Montréal, 6 février 1838.
Monsieur,

Après nous être efforcés d’apaiser la justice divine par un office expiatoire, par des jeûnes, par des prières publiques, pour tous les crimes commis en ce diocèse, pendant l’odieuse rébellion de l’an passé contre le gouvernement établi dans cette colonie britannique, il convient aussi que nous rendions à la Providence du Seigneur de très humbles actions de grâces, pour la prompte répression d’une révolte si menaçante, pour les armes puissantes ainsi que pour l’énergie de ses fidèles sujets heureusement dépassant en nombre les hommes déloyaux ou égarés, et pour la paix qui maintenant règne dans tout le Bas-Canada. C’est pourquoi, vous annoncerez le dimanche de la Quinquagésime, que le lendemain, 26 du présent mois, sera observé comme jour d’action de grâce publique pour la paix intérieure rendue à cette province, et qu’il sera chanté, pour cet effet, au jour sus-dit, une messe solennelle pro re gravi, suivie du Te Deum avec son oraison et celle pour la reine. Nous vous prescrivons à cette occasion, d’instruire vos peuples sur leurs devoirs envers la puissance civile conformément à la doctrine apostolique.
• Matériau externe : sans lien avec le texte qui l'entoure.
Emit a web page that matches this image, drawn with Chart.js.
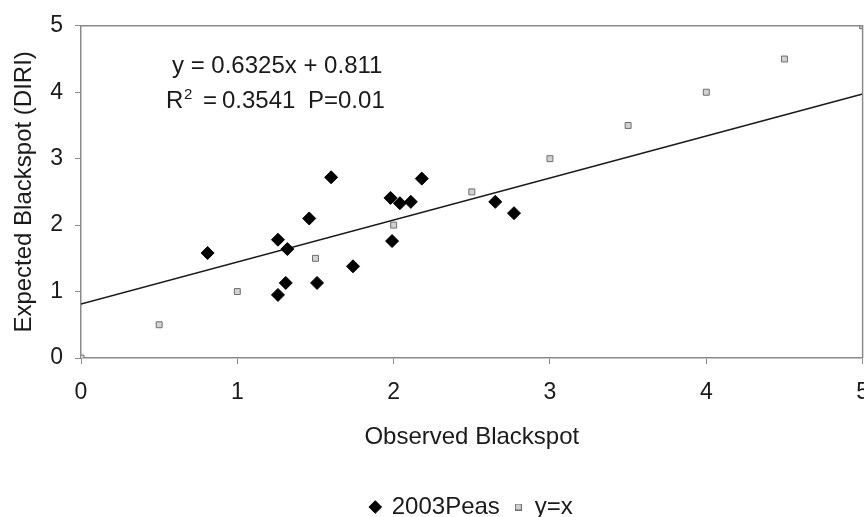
<!DOCTYPE html>
<html>
<head>
<meta charset="utf-8">
<script src="https://cdn.jsdelivr.net/npm/chart.js@4.4.1/dist/chart.umd.min.js"></script>
<style>
  html, body { margin: 0; padding: 0; background: #fff; overflow: hidden; }
  #wrap { width: 864px; height: 517px; overflow: hidden; }
</style>
</head>
<body>
<div id="wrap"><canvas id="grafico" width="884" height="529"></canvas></div>
<script>
// valores
let peasX = [0.81, 1.26, 1.32, 1.46, 1.60, 1.26, 1.31, 1.51, 1.74, 1.99, 1.98, 2.04, 2.11, 2.18, 2.65, 2.77];
let peasY = [1.58, 1.78, 1.64, 2.10, 2.72, 0.95, 1.13, 1.13, 1.38, 1.76, 2.41, 2.33, 2.35, 2.70, 2.35, 2.18];

let identX = [0, 0.5, 1, 1.5, 2, 2.5, 3, 3.5, 4, 4.5, 5];
let identY = [0, 0.5, 1, 1.5, 2, 2.5, 3, 3.5, 4, 4.5, 5];

// recta de tendencia y = 0.6325x + 0.811
let trendX = [0, 5];
let trendY = [0.811, 3.974];

let ticksX = [0, 1, 2, 3, 4, 5];
let ticksY = [0, 1, 2, 3, 4, 5];

let ecuacion = "y = 0.6325x + 0.811";
let r2Valor = "0.3541";
let pTexto = "P=0.01";

function puntos(xs, ys) {
  return xs.map((x, i) => ({ x: x, y: ys[i] }));
}

let gris = "#8a8a8a";
let texto = "#1a1a1a";
let fuente = "'Liberation Sans', Arial, sans-serif";

// cuadrito pequeño para la leyenda de y=x
let cuadrito = document.createElement("canvas");
cuadrito.width = 7;
cuadrito.height = 7;
let cc = cuadrito.getContext("2d");
cc.fillStyle = "#6e6e6e";
cc.fillRect(0, 0, 7, 7);
cc.fillStyle = "#d0d0d0";
cc.fillRect(1, 1, 5, 5);

// marco superior y derecho + texto de la ecuacion
let anotaciones = {
  id: "anotaciones",
  afterDatasetsDraw(chart) {
    let ctx = chart.ctx;
    let a = chart.chartArea;
    ctx.save();
    ctx.strokeStyle = gris;
    ctx.lineWidth = 1.5;
    ctx.beginPath();
    ctx.moveTo(a.left, a.top);
    ctx.lineTo(a.right, a.top);
    ctx.lineTo(a.right, a.bottom);
    ctx.stroke();

    ctx.fillStyle = texto;
    ctx.textBaseline = "alphabetic";
    ctx.font = "24px " + fuente;
    ctx.fillText(ecuacion, 172, 73);
    ctx.fillText("R", 166, 108);
    ctx.fillText("=", 203, 108);
    ctx.fillText(r2Valor, 222, 108);
    ctx.fillText(pTexto, 308, 108);
    ctx.font = "15px " + fuente;
    ctx.fillText("2", 184, 99);
    ctx.restore();
  }
};

let ctx = document.getElementById("grafico").getContext("2d");

new Chart(ctx, {
  type: "scatter",
  data: {
    datasets: [
      {
        label: "2003Peas",
        data: puntos(peasX, peasY),
        pointStyle: "rectRot",
        pointRadius: 6.5,
        pointHoverRadius: 6.5,
        backgroundColor: "#000",
        borderColor: "#000",
        borderWidth: 1
      },
      {
        label: "y=x",
        data: puntos(identX, identY),
        pointStyle: "rect",
        pointRadius: 4.2,
        pointHoverRadius: 4.2,
        backgroundColor: "#d2d2d2",
        borderColor: "#6e6e6e",
        borderWidth: 1
      },
      {
        label: "tendencia",
        data: puntos(trendX, trendY),
        showLine: true,
        pointRadius: 0,
        borderColor: "#1a1a1a",
        borderWidth: 1.5,
        fill: false
      }
    ]
  },
  options: {
    responsive: false,
    animation: false,
    layout: { padding: { top: 22, left: 0, right: 0, bottom: 0 } },
    plugins: {
      tooltip: { enabled: false },
      legend: {
        position: "bottom",
        fullSize: false,
        labels: {
          generateLabels: chart => {
            let items = Chart.defaults.plugins.legend.labels.generateLabels(chart);
            items.forEach(it => { if (it.text === "y=x") it.pointStyle = cuadrito; });
            return items.filter(it => it.text !== "tendencia");
          },
          usePointStyle: true,
          boxWidth: 9,
          boxHeight: 9,
          padding: 14,
          color: texto,
          font: { family: fuente, size: 24 }
        }
      }
    },
    scales: {
      x: {
        type: "linear",
        min: 0,
        max: 5,
        afterBuildTicks: s => { s.ticks = ticksX.map(v => ({ value: v })); },
        afterFit: s => { s.height = 123; },
        border: { color: gris, width: 1.5 },
        grid: { display: true, drawOnChartArea: false, drawTicks: true, tickLength: 6, color: gris },
        ticks: { color: texto, padding: 15, font: { family: fuente, size: 23 } },
        title: {
          display: true,
          text: "Observed Blackspot",
          color: texto,
          padding: { top: 0, bottom: 29 },
          font: { family: fuente, size: 24 }
        }
      },
      y: {
        type: "linear",
        min: 0,
        max: 5,
        afterBuildTicks: s => { s.ticks = ticksY.map(v => ({ value: v })); },
        afterFit: s => { s.width = 81; },
        border: { color: gris, width: 1.5 },
        grid: { display: true, drawOnChartArea: false, drawTicks: true, tickLength: 6, color: gris },
        ticks: { color: texto, padding: 12, font: { family: fuente, size: 23 } },
        title: {
          display: true,
          text: "Expected Blackspot (DIRI)",
          color: texto,
          padding: { top: 10, bottom: 0 },
          font: { family: fuente, size: 24 }
        }
      }
    }
  },
  plugins: [anotaciones]
});
</script>
</body>
</html>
Cette lettre contredit celle où l’évêque admettait que la presque totalité des citoyens étaient en révolte ouverte contre l’Angleterre. Ces statistiques assez fantaisistes viennent d’une vision Protée qui n’est pas la même avant et après les événements. Il ne faut pas être trop sévère pour le fonctionnaire, à la solde encore du gouvernement impérial. L’intérêt de l’Église, comme celui du gouvernement, tendait à réduire les proportions du mouvement et à lui donner le moins d’importance possible.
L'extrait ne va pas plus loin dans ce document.